WHAT TO DO
Drop the images; return everything else in the listing below exactly.

—————

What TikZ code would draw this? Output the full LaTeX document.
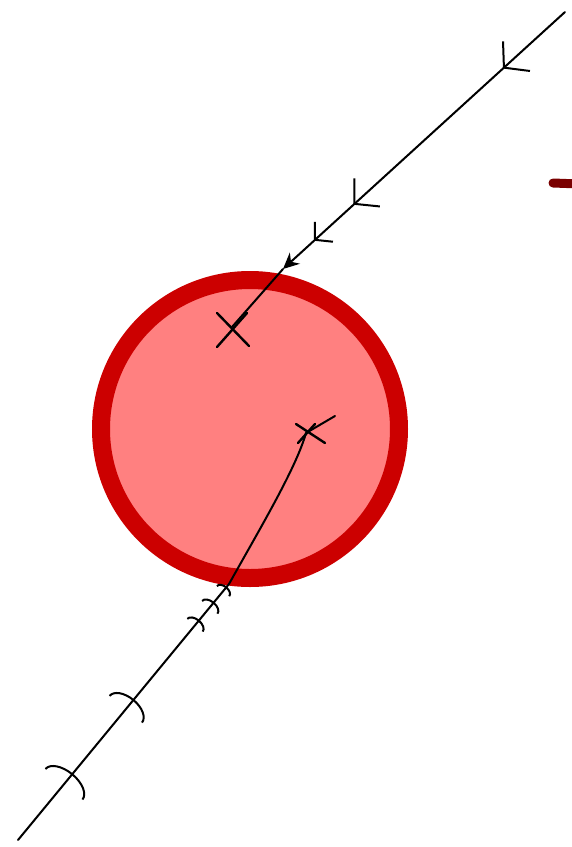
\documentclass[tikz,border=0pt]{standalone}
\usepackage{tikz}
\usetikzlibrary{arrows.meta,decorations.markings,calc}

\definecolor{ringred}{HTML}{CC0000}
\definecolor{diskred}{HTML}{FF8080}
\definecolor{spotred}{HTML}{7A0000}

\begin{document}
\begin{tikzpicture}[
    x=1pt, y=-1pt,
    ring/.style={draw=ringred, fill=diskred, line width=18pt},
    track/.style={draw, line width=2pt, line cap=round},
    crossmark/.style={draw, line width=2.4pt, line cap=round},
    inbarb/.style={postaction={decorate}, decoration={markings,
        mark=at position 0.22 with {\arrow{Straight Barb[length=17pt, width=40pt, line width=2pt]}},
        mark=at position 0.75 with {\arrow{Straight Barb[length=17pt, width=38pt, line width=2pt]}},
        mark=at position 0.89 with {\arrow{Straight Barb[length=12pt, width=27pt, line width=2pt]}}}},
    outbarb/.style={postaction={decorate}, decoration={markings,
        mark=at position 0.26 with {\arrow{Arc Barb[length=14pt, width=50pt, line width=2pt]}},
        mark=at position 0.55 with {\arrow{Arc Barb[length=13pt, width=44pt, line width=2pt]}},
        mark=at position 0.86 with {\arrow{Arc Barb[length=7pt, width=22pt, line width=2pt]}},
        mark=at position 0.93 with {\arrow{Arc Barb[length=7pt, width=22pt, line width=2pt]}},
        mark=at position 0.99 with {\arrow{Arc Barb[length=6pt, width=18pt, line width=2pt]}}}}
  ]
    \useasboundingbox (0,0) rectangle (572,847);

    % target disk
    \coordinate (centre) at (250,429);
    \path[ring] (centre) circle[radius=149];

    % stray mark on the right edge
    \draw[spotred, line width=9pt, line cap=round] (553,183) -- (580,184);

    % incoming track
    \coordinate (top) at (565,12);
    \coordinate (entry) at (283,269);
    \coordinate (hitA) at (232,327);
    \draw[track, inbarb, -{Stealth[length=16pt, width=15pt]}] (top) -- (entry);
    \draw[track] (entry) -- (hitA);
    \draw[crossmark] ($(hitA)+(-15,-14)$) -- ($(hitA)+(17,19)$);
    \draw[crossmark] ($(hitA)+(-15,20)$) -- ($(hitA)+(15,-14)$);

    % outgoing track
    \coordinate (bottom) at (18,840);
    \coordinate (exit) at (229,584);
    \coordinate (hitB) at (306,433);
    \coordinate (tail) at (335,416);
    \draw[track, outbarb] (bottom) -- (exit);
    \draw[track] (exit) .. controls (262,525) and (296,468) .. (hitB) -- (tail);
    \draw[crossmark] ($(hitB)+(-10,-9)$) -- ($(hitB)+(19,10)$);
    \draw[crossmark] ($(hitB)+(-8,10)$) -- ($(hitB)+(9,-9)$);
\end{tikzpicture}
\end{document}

—————

RESPONSE TO THIS TASK
What TikZ code would draw this? Output the full LaTeX document.
\documentclass[tikz,border=0pt]{standalone}
\usepackage{tikz}
\usetikzlibrary{arrows.meta,decorations.markings,calc}

\definecolor{ringred}{HTML}{CC0000}
\definecolor{diskred}{HTML}{FF8080}
\definecolor{spotred}{HTML}{7A0000}

\begin{document}
\begin{tikzpicture}[
    x=1pt, y=-1pt,
    ring/.style={draw=ringred, fill=diskred, line width=18pt},
    track/.style={draw, line width=2pt, line cap=round},
    crossmark/.style={draw, line width=2.4pt, line cap=round},
    inbarb/.style={postaction={decorate}, decoration={markings,
        mark=at position 0.22 with {\arrow{Straight Barb[length=17pt, width=40pt, line width=2pt]}},
        mark=at position 0.75 with {\arrow{Straight Barb[length=17pt, width=38pt, line width=2pt]}},
        mark=at position 0.89 with {\arrow{Straight Barb[length=12pt, width=27pt, line width=2pt]}}}},
    outbarb/.style={postaction={decorate}, decoration={markings,
        mark=at position 0.26 with {\arrow{Arc Barb[length=14pt, width=50pt, line width=2pt]}},
        mark=at position 0.55 with {\arrow{Arc Barb[length=13pt, width=44pt, line width=2pt]}},
        mark=at position 0.86 with {\arrow{Arc Barb[length=7pt, width=22pt, line width=2pt]}},
        mark=at position 0.93 with {\arrow{Arc Barb[length=7pt, width=22pt, line width=2pt]}},
        mark=at position 0.99 with {\arrow{Arc Barb[length=6pt, width=18pt, line width=2pt]}}}}
  ]
    \useasboundingbox (0,0) rectangle (572,847);

    % target disk
    \coordinate (centre) at (250,429);
    \path[ring] (centre) circle[radius=149];

    % stray mark on the right edge
    \draw[spotred, line width=9pt, line cap=round] (553,183) -- (580,184);

    % incoming track
    \coordinate (top) at (565,12);
    \coordinate (entry) at (283,269);
    \coordinate (hitA) at (232,327);
    \draw[track, inbarb, -{Stealth[length=16pt, width=15pt]}] (top) -- (entry);
    \draw[track] (entry) -- (hitA);
    \draw[crossmark] ($(hitA)+(-15,-14)$) -- ($(hitA)+(17,19)$);
    \draw[crossmark] ($(hitA)+(-15,20)$) -- ($(hitA)+(15,-14)$);

    % outgoing track
    \coordinate (bottom) at (18,840);
    \coordinate (exit) at (229,584);
    \coordinate (hitB) at (306,433);
    \coordinate (tail) at (335,416);
    \draw[track, outbarb] (bottom) -- (exit);
    \draw[track] (exit) .. controls (262,525) and (296,468) .. (hitB) -- (tail);
    \draw[crossmark] ($(hitB)+(-10,-9)$) -- ($(hitB)+(19,10)$);
    \draw[crossmark] ($(hitB)+(-8,10)$) -- ($(hitB)+(9,-9)$);
\end{tikzpicture}
\end{document}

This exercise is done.